**Exercise goal**:
Reproduce the listing word for word, leaving every picture behind.

— START Given material —

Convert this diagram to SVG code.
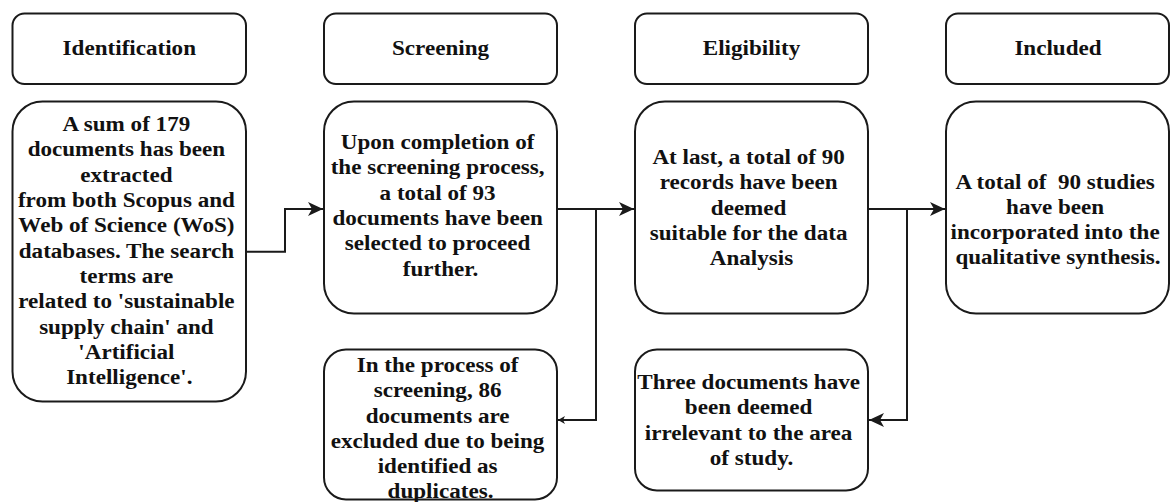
<svg xmlns="http://www.w3.org/2000/svg" width="1171" height="502" viewBox="0 0 1171 502">
<defs>
<style>
.box{fill:#fff;stroke:#1a1a1a;stroke-width:2}
.ln{fill:none;stroke:#1a1a1a;stroke-width:2}
.t{font-family:"Liberation Serif","Times New Roman",serif;font-weight:bold;font-size:20px;fill:#111;text-anchor:middle}
</style>
<marker id="ah" markerUnits="userSpaceOnUse" markerWidth="16" markerHeight="14" refX="15" refY="7" orient="auto">
<path d="M0,0 L15,7 L0,14 L4,7 z" fill="#1a1a1a"/>
</marker>
<marker id="ahs" markerUnits="userSpaceOnUse" markerWidth="8" markerHeight="8" refX="7" refY="4" orient="auto">
<path d="M0,0 L7,4 L0,8 L2,4 z" fill="#1a1a1a"/>
</marker>
</defs>
<g id="connectors">
<path class="ln" d="M246,251.7 H285 V209 H323" marker-end="url(#ah)"/>
<path class="ln" d="M557,209 H634" marker-end="url(#ah)"/>
<path class="ln" d="M596,209 V420 H558" marker-end="url(#ahs)"/>
<path class="ln" d="M868,209 H945" marker-end="url(#ah)"/>
<path class="ln" d="M907,209 V420 H869" marker-end="url(#ah)"/>
</g>
<g id="h-identification">
<rect class="box" x="12.5" y="13.5" width="233.5" height="70.5" rx="12"/>
<text class="t" transform="translate(129.3 0) scale(1.155 1)"><tspan x="0" y="55">Identification</tspan></text>
</g>
<g id="h-screening">
<rect class="box" x="324" y="13.5" width="233" height="70.5" rx="12"/>
<text class="t" transform="translate(440.5 0) scale(1.155 1)"><tspan x="0" y="55">Screening</tspan></text>
</g>
<g id="h-eligibility">
<rect class="box" x="635" y="13.5" width="233" height="70.5" rx="12"/>
<text class="t" transform="translate(751.5 0) scale(1.155 1)"><tspan x="0" y="55">Eligibility</tspan></text>
</g>
<g id="h-included">
<rect class="box" x="946" y="13.5" width="223" height="70.5" rx="12"/>
<text class="t" transform="translate(1058 0) scale(1.155 1)"><tspan x="0" y="55">Included</tspan></text>
</g>
<g id="n-identification">
<rect class="box" x="12.5" y="101.5" width="233.5" height="300" rx="30"/>
<text class="t" transform="translate(129.3 0) scale(1.155 1)">
<tspan x="0" y="131">A sum of 179</tspan>
<tspan x="0" y="156.4">documents has been</tspan>
<tspan x="0" y="181.7">extracted</tspan>
<tspan x="0" y="207.1">from both Scopus and</tspan>
<tspan x="0" y="232.4">Web of Science (WoS)</tspan>
<tspan x="0" y="257.8">databases. The search</tspan>
<tspan x="0" y="283.1">terms are</tspan>
<tspan x="0" y="308.5">related to 'sustainable</tspan>
<tspan x="0" y="333.8">supply chain' and</tspan>
<tspan x="0" y="359.2">'Artificial</tspan>
<tspan x="0" y="384.5">Intelligence'.</tspan>
</text>
</g>
<g id="n-screening">
<rect class="box" x="324" y="101.5" width="233" height="212" rx="30"/>
<text class="t" transform="translate(440.5 0) scale(1.155 1)">
<tspan x="0" y="149">Upon completion of</tspan>
<tspan x="0" y="174.4">the screening process,</tspan>
<tspan x="0" y="199.7">a total of 93</tspan>
<tspan x="0" y="225.1">documents have been</tspan>
<tspan x="0" y="250.4">selected to proceed</tspan>
<tspan x="0" y="275.8">further.</tspan>
</text>
</g>
<g id="n-excluded">
<rect class="box" x="324" y="349.5" width="233" height="150" rx="22"/>
<text class="t" transform="translate(440.5 0) scale(1.155 1)">
<tspan x="0" y="372">In the process of</tspan>
<tspan x="0" y="397.3">screening, 86</tspan>
<tspan x="0" y="422.6">documents are</tspan>
<tspan x="0" y="447.9">excluded due to being</tspan>
<tspan x="0" y="473.2">identified as</tspan>
<tspan x="0" y="498.5">duplicates.</tspan>
</text>
</g>
<g id="n-eligibility">
<rect class="box" x="635" y="101.5" width="233" height="212" rx="30"/>
<text class="t" transform="translate(751.5 0) scale(1.155 1)">
<tspan x="0" y="164">At last, a total of 90</tspan>
<tspan x="0" y="189.4">records have been</tspan>
<tspan x="0" y="214.7">deemed</tspan>
<tspan x="0" y="240.1">suitable for the data</tspan>
<tspan x="0" y="265.4">Analysis</tspan>
</text>
</g>
<g id="n-irrelevant">
<rect class="box" x="635" y="349.5" width="233" height="141" rx="22"/>
<text class="t" transform="translate(751.5 0) scale(1.155 1)">
<tspan x="0" y="389">Three documents have</tspan>
<tspan x="0" y="414.4">been deemed</tspan>
<tspan x="0" y="439.7">irrelevant to the area</tspan>
<tspan x="0" y="465.1">of study.</tspan>
</text>
</g>
<g id="n-included">
<rect class="box" x="946" y="101.5" width="223" height="212" rx="30"/>
<text class="t" transform="translate(1058 0) scale(1.155 1)">
<tspan x="0" y="189.5">A total of&#160; 90 studies</tspan>
<tspan x="0" y="214.2">have been</tspan>
<tspan x="0" y="238.9">incorporated into the</tspan>
<tspan x="0" y="263.6">qualitative synthesis.</tspan>
</text>
</g>
</svg>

— END Given material —

**Task solution**:
Convert this diagram to SVG code.
<svg xmlns="http://www.w3.org/2000/svg" width="1171" height="502" viewBox="0 0 1171 502">
<defs>
<style>
.box{fill:#fff;stroke:#1a1a1a;stroke-width:2}
.ln{fill:none;stroke:#1a1a1a;stroke-width:2}
.t{font-family:"Liberation Serif","Times New Roman",serif;font-weight:bold;font-size:20px;fill:#111;text-anchor:middle}
</style>
<marker id="ah" markerUnits="userSpaceOnUse" markerWidth="16" markerHeight="14" refX="15" refY="7" orient="auto">
<path d="M0,0 L15,7 L0,14 L4,7 z" fill="#1a1a1a"/>
</marker>
<marker id="ahs" markerUnits="userSpaceOnUse" markerWidth="8" markerHeight="8" refX="7" refY="4" orient="auto">
<path d="M0,0 L7,4 L0,8 L2,4 z" fill="#1a1a1a"/>
</marker>
</defs>
<g id="connectors">
<path class="ln" d="M246,251.7 H285 V209 H323" marker-end="url(#ah)"/>
<path class="ln" d="M557,209 H634" marker-end="url(#ah)"/>
<path class="ln" d="M596,209 V420 H558" marker-end="url(#ahs)"/>
<path class="ln" d="M868,209 H945" marker-end="url(#ah)"/>
<path class="ln" d="M907,209 V420 H869" marker-end="url(#ah)"/>
</g>
<g id="h-identification">
<rect class="box" x="12.5" y="13.5" width="233.5" height="70.5" rx="12"/>
<text class="t" transform="translate(129.3 0) scale(1.155 1)"><tspan x="0" y="55">Identification</tspan></text>
</g>
<g id="h-screening">
<rect class="box" x="324" y="13.5" width="233" height="70.5" rx="12"/>
<text class="t" transform="translate(440.5 0) scale(1.155 1)"><tspan x="0" y="55">Screening</tspan></text>
</g>
<g id="h-eligibility">
<rect class="box" x="635" y="13.5" width="233" height="70.5" rx="12"/>
<text class="t" transform="translate(751.5 0) scale(1.155 1)"><tspan x="0" y="55">Eligibility</tspan></text>
</g>
<g id="h-included">
<rect class="box" x="946" y="13.5" width="223" height="70.5" rx="12"/>
<text class="t" transform="translate(1058 0) scale(1.155 1)"><tspan x="0" y="55">Included</tspan></text>
</g>
<g id="n-identification">
<rect class="box" x="12.5" y="101.5" width="233.5" height="300" rx="30"/>
<text class="t" transform="translate(129.3 0) scale(1.155 1)">
<tspan x="0" y="131">A sum of 179</tspan>
<tspan x="0" y="156.4">documents has been</tspan>
<tspan x="0" y="181.7">extracted</tspan>
<tspan x="0" y="207.1">from both Scopus and</tspan>
<tspan x="0" y="232.4">Web of Science (WoS)</tspan>
<tspan x="0" y="257.8">databases. The search</tspan>
<tspan x="0" y="283.1">terms are</tspan>
<tspan x="0" y="308.5">related to 'sustainable</tspan>
<tspan x="0" y="333.8">supply chain' and</tspan>
<tspan x="0" y="359.2">'Artificial</tspan>
<tspan x="0" y="384.5">Intelligence'.</tspan>
</text>
</g>
<g id="n-screening">
<rect class="box" x="324" y="101.5" width="233" height="212" rx="30"/>
<text class="t" transform="translate(440.5 0) scale(1.155 1)">
<tspan x="0" y="149">Upon completion of</tspan>
<tspan x="0" y="174.4">the screening process,</tspan>
<tspan x="0" y="199.7">a total of 93</tspan>
<tspan x="0" y="225.1">documents have been</tspan>
<tspan x="0" y="250.4">selected to proceed</tspan>
<tspan x="0" y="275.8">further.</tspan>
</text>
</g>
<g id="n-excluded">
<rect class="box" x="324" y="349.5" width="233" height="150" rx="22"/>
<text class="t" transform="translate(440.5 0) scale(1.155 1)">
<tspan x="0" y="372">In the process of</tspan>
<tspan x="0" y="397.3">screening, 86</tspan>
<tspan x="0" y="422.6">documents are</tspan>
<tspan x="0" y="447.9">excluded due to being</tspan>
<tspan x="0" y="473.2">identified as</tspan>
<tspan x="0" y="498.5">duplicates.</tspan>
</text>
</g>
<g id="n-eligibility">
<rect class="box" x="635" y="101.5" width="233" height="212" rx="30"/>
<text class="t" transform="translate(751.5 0) scale(1.155 1)">
<tspan x="0" y="164">At last, a total of 90</tspan>
<tspan x="0" y="189.4">records have been</tspan>
<tspan x="0" y="214.7">deemed</tspan>
<tspan x="0" y="240.1">suitable for the data</tspan>
<tspan x="0" y="265.4">Analysis</tspan>
</text>
</g>
<g id="n-irrelevant">
<rect class="box" x="635" y="349.5" width="233" height="141" rx="22"/>
<text class="t" transform="translate(751.5 0) scale(1.155 1)">
<tspan x="0" y="389">Three documents have</tspan>
<tspan x="0" y="414.4">been deemed</tspan>
<tspan x="0" y="439.7">irrelevant to the area</tspan>
<tspan x="0" y="465.1">of study.</tspan>
</text>
</g>
<g id="n-included">
<rect class="box" x="946" y="101.5" width="223" height="212" rx="30"/>
<text class="t" transform="translate(1058 0) scale(1.155 1)">
<tspan x="0" y="189.5">A total of&#160; 90 studies</tspan>
<tspan x="0" y="214.2">have been</tspan>
<tspan x="0" y="238.9">incorporated into the</tspan>
<tspan x="0" y="263.6">qualitative synthesis.</tspan>
</text>
</g>
</svg>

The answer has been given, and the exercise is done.